Unlike the sci-fi movie the reviews are for, people don't get munched on by bugs in this movie, bugs get gobbled up by Chef Ben Reade and Josh Evans a food-science researcher. You sadly have to go with these two, who just come off as pretentious when talking with others about how bug food should be distributed or as freaking weirdos as they gobble up bugs like they're their last meals. Seriously, the look like drug addicts getting a hit while eating bugs. It's never delightful to be with them. Ben Reade is the worse of the duo, but eventually he quits his job and leaves the Nordic Food Lab, which funds their look around the world. It's somewhat bittersweet, because he talked so big and left and doesn't stay to the end of the film and is replaced by a Chef who has zero personality, the intern.

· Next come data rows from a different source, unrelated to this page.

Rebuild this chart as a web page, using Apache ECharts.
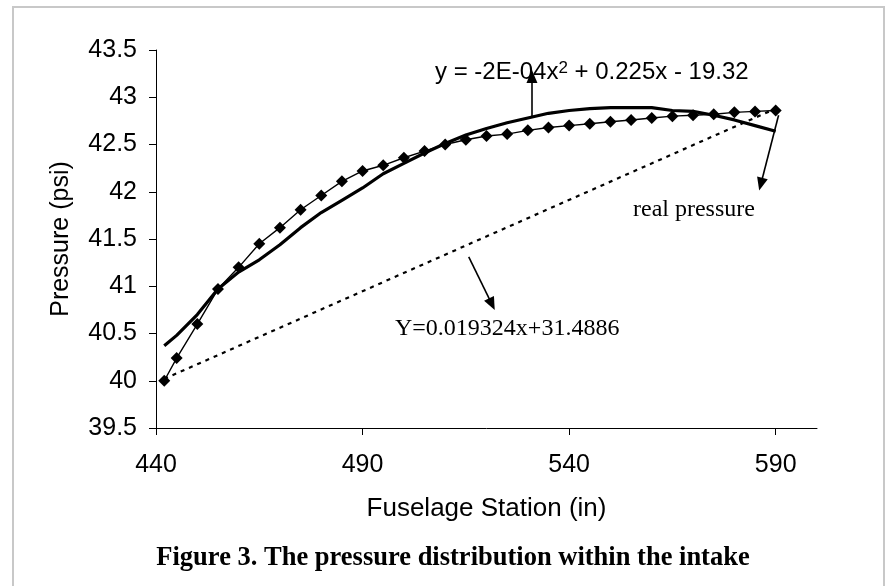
<!DOCTYPE html>
<html>
<head>
<meta charset="utf-8">
<script src="https://cdn.jsdelivr.net/npm/echarts@6/dist/echarts.min.js"></script>
<style>html,body{margin:0;padding:0;background:#fff;}#c{width:895px;height:586px;}</style>
</head>
<body>
<div id="c"></div>
<script>
// ---- data ----
const stations = [442,445,450,455,460,465,470,475,480,485,490,495,500,505,510,515,520,525,530,535,540,545,550,555,560,565,570,575,580,585,590];
const realPressure = [40.00,40.24,40.60,40.97,41.20,41.45,41.62,41.81,41.96,42.11,42.22,42.28,42.36,42.43,42.50,42.55,42.59,42.61,42.65,42.68,42.70,42.72,42.74,42.76,42.78,42.80,42.81,42.82,42.84,42.85,42.86];
const fitPressure = [40.37,40.48,40.70,40.97,41.15,41.28,41.44,41.62,41.78,41.91,42.04,42.19,42.30,42.41,42.51,42.60,42.67,42.73,42.78,42.83,42.86,42.88,42.89,42.89,42.89,42.86,42.85,42.81,42.76,42.70,42.64];
const linearStations = [442, 590];
const linearPressure = [40.02, 42.88];
const xTicks = [440, 490, 540, 590];
const arrowEquation = [[531.0, 42.79], [531.0, 43.22]];
const arrowReal = [[590.7, 42.81], [586.4, 42.08]];
const arrowLinear = [[515.7, 41.31], [521.3, 40.81]];
const equationText = 'y = -2E-04x{sup|2} + 0.225x - 19.32';
const realLabel = 'real pressure';
const linearLabel = 'Y=0.019324x+31.4886';
const titleText = 'Figure 3. The pressure distribution within the intake';

const zip = (xs, ys) => xs.map((x, i) => [x, ys[i]]);
const arrowLine = (a) => [{coord: a[0], symbol: 'none'}, {coord: a[1], symbol: 'triangle'}];

const SANS = 'Liberation Sans, Arial, sans-serif';
const SERIF = 'Liberation Serif, Times New Roman, serif';

const chart = echarts.init(document.getElementById('c'), null, {renderer: 'canvas'});
chart.setOption({
  animation: false,
  backgroundColor: '#fff',
  grid: {left: 156, right: 78, top: 50, bottom: 158},
  xAxis: {
    type: 'value', min: 440, max: 600, interval: 50,
    name: 'Fuselage Station (in)', nameLocation: 'middle', nameGap: 68,
    nameTextStyle: {fontFamily: SANS, fontSize: 26, color: '#000'},
    axisLine: {show: true, lineStyle: {color: '#000', width: 1}},
    axisTick: {show: true, length: 7, customValues: xTicks, lineStyle: {color: '#000'}},
    axisLabel: {customValues: xTicks, margin: 25, fontFamily: SANS, fontSize: 25, color: '#000'},
    splitLine: {show: false}
  },
  yAxis: {
    type: 'value', min: 39.5, max: 43.5, interval: 0.5,
    name: 'Pressure (psi)', nameLocation: 'middle', nameGap: 82,
    nameTextStyle: {fontFamily: SANS, fontSize: 25, color: '#000'},
    axisLine: {show: true, lineStyle: {color: '#000', width: 1}},
    axisTick: {show: true, length: 7, lineStyle: {color: '#000'}},
    axisLabel: {margin: 19, fontFamily: SANS, fontSize: 25, color: '#000'},
    splitLine: {show: false}
  },
  series: [
    {
      name: 'linear', type: 'line', data: zip(linearStations, linearPressure),
      showSymbol: false, symbol: 'none',
      lineStyle: {color: '#000', width: 2.2, type: [4, 5]}, z: 2
    },
    {
      name: 'fit', type: 'line', data: zip(stations, fitPressure),
      showSymbol: false, symbol: 'none',
      lineStyle: {color: '#000', width: 3.2}, z: 3,
      markLine: {
        silent: true, symbolSize: [11, 13], animation: false,
        label: {show: false},
        lineStyle: {color: '#000', width: 1.6, type: 'solid'},
        data: [arrowLine(arrowEquation), arrowLine(arrowReal), arrowLine(arrowLinear)]
      }
    },
    {
      name: 'real', type: 'line', data: zip(stations, realPressure),
      symbol: 'diamond', symbolSize: [12, 12], showAllSymbol: true,
      itemStyle: {color: '#000'},
      lineStyle: {color: '#000', width: 1.4}, z: 4
    }
  ],
  graphic: [
    {type: 'rect', shape: {x: 13, y: 7, width: 871, height: 600}, style: {fill: 'none', stroke: '#c8c8c8', lineWidth: 2}, silent: true, z: -1},
    {type: 'text', left: 435, top: 60, style: {
      text: equationText, fontFamily: SANS, fontSize: 24, fill: '#000',
      rich: {sup: {fontFamily: SANS, fontSize: 17, verticalAlign: 'top', fill: '#000'}}
    }},
    {type: 'text', left: 633, top: 198, style: {text: realLabel, fontFamily: SERIF, fontSize: 24, fill: '#000'}},
    {type: 'text', left: 395, top: 317, style: {text: linearLabel, fontFamily: SERIF, fontSize: 24, fill: '#000'}},
    {type: 'text', x: 453, y: 558, style: {text: titleText, fontFamily: SERIF, fontWeight: 'bold', fontSize: 26.5, fill: '#000', align: 'center', verticalAlign: 'middle'}}
  ]
});
</script>
</body>
</html>
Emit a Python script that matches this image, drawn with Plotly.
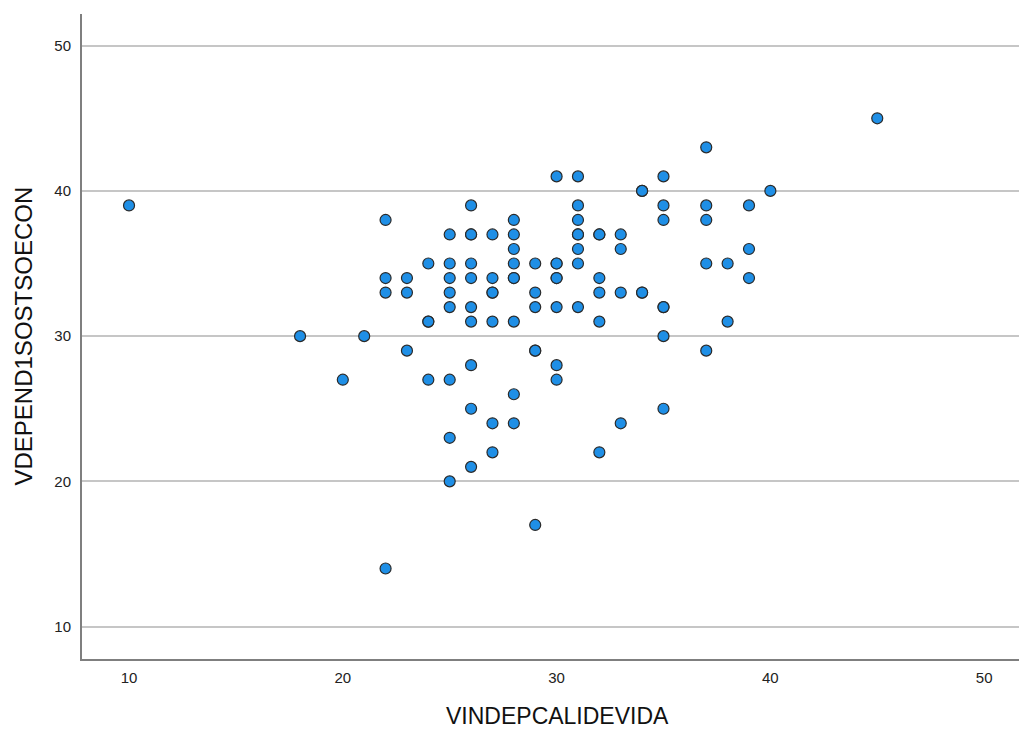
import plotly.graph_objects as go

# VINDEPCALIDEVIDA values (x) and VDEPEND1SOSTSOECON values (y)
x_vals = [
    10,
    18,
    20,
    21,
    22, 22, 22, 22,
    23, 23, 23,
    24, 24, 24, 24,
    25, 25, 25, 25, 25, 25, 25, 25,
    26, 26, 26, 26, 26, 26, 26, 26, 26, 26,
    27, 27, 27, 27, 27, 27, 27,
    28, 28, 28, 28, 28, 28, 28, 28, 28,
    29, 29, 29, 29, 29, 29,
    30, 30, 30, 30, 30, 30, 30, 30,
    31, 31, 31, 31, 31, 31, 31, 31,
    32, 32, 32, 32, 32, 32,
    33, 33, 33, 33,
    34, 34, 34, 34,
    35, 35, 35, 35, 35, 35, 35,
    37, 37, 37, 37, 37,
    38, 38,
    39, 39, 39,
    40,
    45,
]
y_vals = [
    39,
    30,
    27,
    30,
    38, 34, 33, 14,
    34, 33, 29,
    35, 31, 31, 27,
    37, 35, 34, 33, 32, 27, 23, 20,
    39, 37, 37, 35, 34, 32, 31, 28, 25, 21,
    37, 34, 33, 33, 31, 24, 22,
    38, 37, 36, 35, 34, 34, 31, 26, 24,
    35, 33, 32, 29, 29, 17,
    41, 35, 35, 34, 34, 32, 28, 27,
    41, 39, 38, 37, 37, 36, 35, 32,
    37, 37, 34, 33, 31, 22,
    37, 36, 33, 24,
    40, 40, 33, 33,
    41, 39, 38, 32, 32, 30, 25,
    43, 39, 38, 35, 29,
    35, 31,
    39, 36, 34,
    40,
    45,
]

x_ticks = [10, 20, 30, 40, 50]
y_ticks = [10, 20, 30, 40, 50]
x_title = "VINDEPCALIDEVIDA"
y_title = "VDEPEND1SOSTSOECON"

fig = go.Figure()
fig.add_trace(go.Scatter(
    x=x_vals, y=y_vals, mode="markers",
    marker=dict(size=11, color="#1f8fe6",
                line=dict(color="#2a2a2a", width=1.2)),
    hoverinfo="x+y",
))

font_family = "Liberation Sans, Arial, sans-serif"
fig.update_layout(
    width=1019, height=729,
    margin=dict(l=82, r=0, t=14, b=70, autoexpand=False),
    paper_bgcolor="white", plot_bgcolor="white",
    showlegend=False,
    font=dict(family=font_family, color="#222222"),
    annotations=[
        dict(text=x_title, xref="paper", yref="paper", x=0.507, y=0,
             xanchor="center", yanchor="middle", yshift=-57, showarrow=False,
             font=dict(size=23, family=font_family, color="#111111")),
        dict(text=y_title, xref="paper", yref="paper", x=0, y=0.5,
             xanchor="center", yanchor="middle", xshift=-59, textangle=-90,
             showarrow=False,
             font=dict(size=24, family=font_family, color="#111111")),
    ],
)
fig.update_xaxes(
    range=[7.8, 51.63], tickvals=x_ticks, ticktext=[str(v) for v in x_ticks],
    showgrid=False, zeroline=False, automargin=False,
    showline=True, linecolor="#7f7f7f", linewidth=2,
    ticks="", ticklabelstandoff=4,
    tickfont=dict(size=15, family=font_family, color="#222222"),
)
fig.update_yaxes(
    range=[7.77, 52.18], tickvals=y_ticks, ticktext=[str(v) for v in y_ticks],
    showgrid=True, gridcolor="#c6c6c6", gridwidth=1.5, zeroline=False,
    automargin=False,
    showline=True, linecolor="#7f7f7f", linewidth=2,
    ticks="", ticklabelstandoff=6,
    tickfont=dict(size=15, family=font_family, color="#222222"),
)

fig.write_html(
    "out.html",
    config={"displayModeBar": False},
    post_script="document.body.style.margin='0';document.body.style.overflow='hidden';",
)
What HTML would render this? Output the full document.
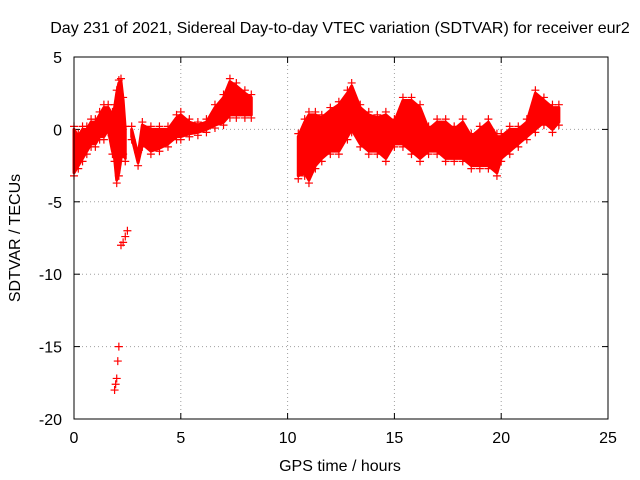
<!DOCTYPE html>
<html><head><meta charset="utf-8"><style>
body{margin:0;background:#fff;}
svg{display:block;font-family:"Liberation Sans",sans-serif;}
</style></head><body>
<svg id="chart" width="640" height="480">
<text x="340" y="33" font-size="16" text-anchor="middle">Day 231 of 2021, Sidereal Day-to-day VTEC variation (SDTVAR) for receiver eur2</text>
<text x="340" y="471" font-size="16" text-anchor="middle">GPS time / hours</text>
<text x="20" y="238" font-size="16" text-anchor="middle" transform="rotate(-90 20 238)">SDTVAR / TECUs</text>
<g id="grid"></g>
<g id="ticks"></g>
<g id="marks"></g>
<rect x="74" y="57" width="534" height="362" fill="none" stroke="#000" stroke-width="1"/>
</svg>
<script>
const xTicks=[0,5,10,15,20,25];
const yTicks=[5,0,-5,-10,-15,-20];
const segTimes=[
[0.0,0.2,0.4,0.6,0.8,1.0,1.2,1.4,1.6,1.8,1.9,2.0,2.1,2.2,2.3,2.4],
[2.7,3.0,3.2,3.6,4.0,4.4,4.8,5.0,5.4,5.8,6.2,6.6,7.0,7.3,7.6,8.0,8.3],
[10.5,10.8,11.0,11.3,11.6,12.0,12.4,12.8,13.0,13.4,13.8,14.2,14.6,15.0,15.4,15.8,16.2,16.6,17.0,17.4,17.8,18.2,18.6,19.0,19.4,19.8,20.0,20.4,20.8,21.2,21.6,22.0,22.4,22.7]];
const segLow=[
[-3,-2.5,-2,-1.5,-1,-1,-0.5,-0.5,0,-1.5,-2,-3.5,-3,-2,-1.5,-2],
[-0.5,-2.3,-1,-1.5,-1.3,-1,-0.5,-0.5,-0.3,-0.2,0,0.3,0.5,1,1,1,1],
[-3.2,-3,-3.5,-2.5,-2,-1.5,-1.5,-0.5,0,-1,-1.5,-1.5,-2,-1,-1,-1.5,-2,-1.5,-1.5,-2,-2,-2,-2.5,-2.5,-2.5,-3,-2,-1.5,-1,-0.5,0,0.5,0,0.5]];
const segHigh=[
[0,-0.5,0,0,0.5,0.5,1,1.5,1.5,1,1.5,2.5,3.2,3.3,2,0],
[0,-1.8,0.3,0,0,0,0.8,1,0.5,0.3,0.5,1.5,2.2,3.3,3,2.5,2.2],
[-0.5,0.5,1,1,0.8,1.3,1.7,2.5,3,1.5,1,0.8,1,0.5,2,2,1.5,0,0.5,0.5,0,0.5,-0.5,0,0.5,-0.5,-0.5,0,0,0.5,2.5,2,1.5,1.5]];
const outT=[1.9,1.95,2.0,2.05,2.1,2.2,2.3,2.4,2.5];
const outV=[-18,-17.6,-17.2,-16,-15,-8,-7.8,-7.4,-7];
const X=t=>74+t*534/25, Y=v=>57+(5-v)*362/25;
const NS='http://www.w3.org/2000/svg';
function mk(tag,attrs,parent){const e=document.createElementNS(NS,tag);for(const k in attrs)e.setAttribute(k,attrs[k]);parent.appendChild(e);return e;}
const grid=document.getElementById('grid'),ticks=document.getElementById('ticks'),marks=document.getElementById('marks');
xTicks.forEach(t=>{const x=X(t);
 if(t>0&&t<25){const g=mk('line',{x1:x,x2:x,y1:57,y2:419,stroke:'#a0a0a0','stroke-dasharray':'1,3'},grid);}
 mk('line',{x1:x,x2:x,y1:419,y2:413,stroke:'#000'},ticks);mk('line',{x1:x,x2:x,y1:57,y2:63,stroke:'#000'},ticks);
 const l=mk('text',{x:x,y:443,'font-size':16,'text-anchor':'middle'},ticks);l.textContent=t;
 });
yTicks.forEach(v=>{const y=Y(v);
 if(v<5&&v>-20){const g=mk('line',{x1:74,x2:608,y1:y,y2:y,stroke:'#a0a0a0','stroke-dasharray':'1,3'},grid);}
 mk('line',{x1:74,x2:80,y1:y,y2:y,stroke:'#000'},ticks);mk('line',{x1:608,x2:602,y1:y,y2:y,stroke:'#000'},ticks);
 const l=mk('text',{x:62,y:y+6,'font-size':16,'text-anchor':'end'},ticks);l.textContent=v;
 });
function plus(x,y){const p=mk('path',{d:`M${x-4},${y}h8M${x},${y-4}v8`,stroke:'#f00','stroke-width':1.2,fill:'none'},marks);
 }
segTimes.forEach((ts,i)=>{
 let d='M'+ts.map((t,j)=>X(t)+','+Y(segHigh[i][j])).join('L');
 for(let j=ts.length-1;j>=0;j--)d+='L'+X(ts[j])+','+Y(segLow[i][j]);
 const b=mk('path',{d:d+'Z',fill:'#f00',stroke:'#f00','stroke-width':3,'stroke-linejoin':'round'},marks);
 
 ts.forEach((t,j)=>{plus(X(t),Y(segHigh[i][j])-3);plus(X(t),Y(segLow[i][j])+3);});
});
outT.forEach((t,i)=>plus(X(t),Y(outV[i])));
</script>
</body></html>
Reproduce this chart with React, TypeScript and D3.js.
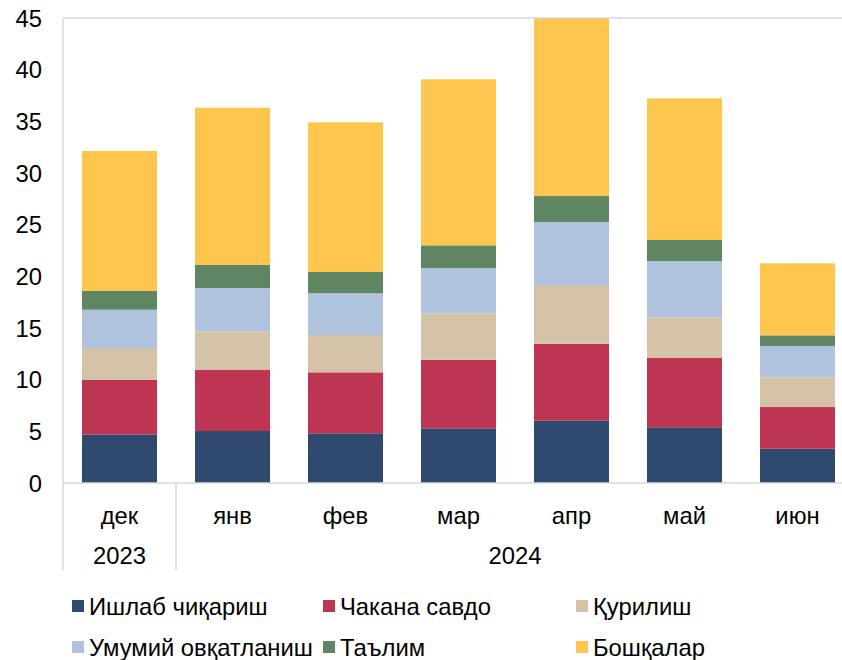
import { scaleBand, scaleLinear, stack } from "d3";

const months = ["дек", "янв", "фев", "мар", "апр", "май", "июн"];
const years = [
  { label: "2023", from: 0, to: 0 },
  { label: "2024", from: 1, to: 6 },
];

const seriesNames = [
  "Ишлаб чиқариш",
  "Чакана савдо",
  "Қурилиш",
  "Умумий овқатланиш",
  "Таълим",
  "Бошқалар",
];
const seriesColors = ["#2F4A6E", "#BE3453", "#D5C3A7", "#AFC3DE", "#5F8563", "#FEC64F"];

const manufacturing = [4.7, 5.03, 4.81, 5.29, 6.03, 5.39, 3.32];
const retail = [5.27, 5.94, 5.9, 6.64, 7.45, 6.74, 4.03];
const construction = [3.09, 3.71, 3.61, 4.49, 5.68, 3.9, 2.88];
const catering = [3.71, 4.19, 4.04, 4.39, 6.1, 5.45, 3.03];
const education = [1.81, 2.23, 2.06, 2.19, 2.51, 2.04, 1.03];
const other = [13.55, 15.22, 14.48, 16.07, 17.23, 13.71, 6.97];

const yTicks = [0, 5, 10, 15, 20, 25, 30, 35, 40, 45];

const W = 842;
const H = 660;
const M = { top: 18, left: 63, bottom: 483, right: 854 };
const FONT = "'Liberation Sans', Arial, sans-serif";
const FS = 23.8;

export default function App() {
  const seriesValues = [manufacturing, retail, construction, catering, education, other];
  const rows = months.map((m, i) => {
    const r: Record<string, number | string> = { month: m };
    seriesNames.forEach((s, k) => (r[s] = seriesValues[k][i]));
    return r;
  });
  const stacked = stack<any>().keys(seriesNames)(rows);

  const x = scaleBand<string>()
    .domain(months)
    .range([M.left, M.right])
    .paddingInner(0.336)
    .paddingOuter(0.168);
  const y = scaleLinear().domain([0, 45]).range([M.bottom, M.top]);
  const step = x.step();
  const axisLine = "#D9D9D9";

  // group boundaries on the category axis (left edge of each year group)
  const bounds = years.map((g) => (x(months[g.from]) ?? 0) - (step - x.bandwidth()) / 2);

  const legendCols = [72, 323, 576];
  const legendRows = [606, 647];

  return (
    <>
      <style>{"body{margin:0}"}</style>
      <svg width={W} height={H} style={{ display: "block", fontFamily: FONT }}>
        <rect width={W} height={H} fill="#fff" />

        {/* bars */}
        {stacked.map((layer, k) => (
          <g key={k} fill={seriesColors[k]}>
            {layer.map((d, i) => (
              <rect
                key={i}
                x={x(months[i])}
                width={x.bandwidth()}
                y={y(d[1])}
                height={y(d[0]) - y(d[1])}
              />
            ))}
          </g>
        ))}

        {/* plot frame */}
        <line x1={M.left} x2={M.right} y1={M.top} y2={M.top} stroke={axisLine} strokeWidth={1.5} />
        <line x1={M.left} x2={M.left} y1={M.top} y2={570} stroke={axisLine} strokeWidth={1.5} />
        <line x1={M.left} x2={M.right} y1={M.bottom} y2={M.bottom} stroke={axisLine} strokeWidth={1.5} />
        {bounds.slice(1).map((bx, i) => (
          <line key={i} x1={bx} x2={bx} y1={M.bottom} y2={570} stroke={axisLine} strokeWidth={1.5} />
        ))}

        {/* y axis labels */}
        {yTicks.map((t) => (
          <text
            key={t}
            x={42}
            y={y(t)}
            dy="0.36em"
            textAnchor="end"
            fontSize={FS}
            fill="#000"
          >
            {t}
          </text>
        ))}

        {/* month labels */}
        {months.map((m) => (
          <text
            key={m}
            x={(x(m) ?? 0) + x.bandwidth() / 2}
            y={515}
            dy="0.36em"
            textAnchor="middle"
            fontSize={FS}
            fill="#000"
          >
            {m}
          </text>
        ))}

        {/* year labels */}
        {years.map((g) => {
          const x0 = (x(months[g.from]) ?? 0) + x.bandwidth() / 2;
          const x1 = (x(months[g.to]) ?? 0) + x.bandwidth() / 2;
          return (
            <text
              key={g.label}
              x={(x0 + x1) / 2}
              y={555}
              dy="0.36em"
              textAnchor="middle"
              fontSize={FS}
              fill="#000"
            >
              {g.label}
            </text>
          );
        })}

        {/* legend */}
        {seriesNames.map((s, k) => {
          const lx = legendCols[k % 3];
          const ly = legendRows[Math.floor(k / 3)];
          return (
            <g key={s}>
              <rect x={lx} y={ly - 6} width={12} height={12} fill={seriesColors[k]} />
              <text x={lx + 17} y={ly} dy="0.36em" fontSize={FS} fill="#000">
                {s}
              </text>
            </g>
          );
        })}
      </svg>
    </>
  );
}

On paper it sounds fantastic following two young researchers to see what bugs are eaten and how around the Earth. Yet, visually it's just a tepid adventure of someone following them around eating some bugs and there is no elegance, there is no moment of presentation to the audience that shows the director tried to both inform and entertain the audience.

It would have been better if it was tackled by a travel or food show. And there are some interesting moments or places ruined by the unlikable hosts or boring camera work.

It ends on a sad note, which there are quite a few, of the food researcher Josh in front of some sort of very small assembly of the UN in Switzerland, I mean a lot of empty seats, where he puts out the message that big business sucks and people can eat bugs for food.

The film could have given its concise point from the start instead of the utterly boring scenes of Josh and Ben confronting their employers, colleagues and friends about how bugs and big business are bad. Making them come off as jerks.

Mainly, the director just loses everything with just how boring he makes bug eating. Eating bugs fresh from the ground and on your plate, come on, how do you ruin that?

I'll stick for meat and potatoes a little longer.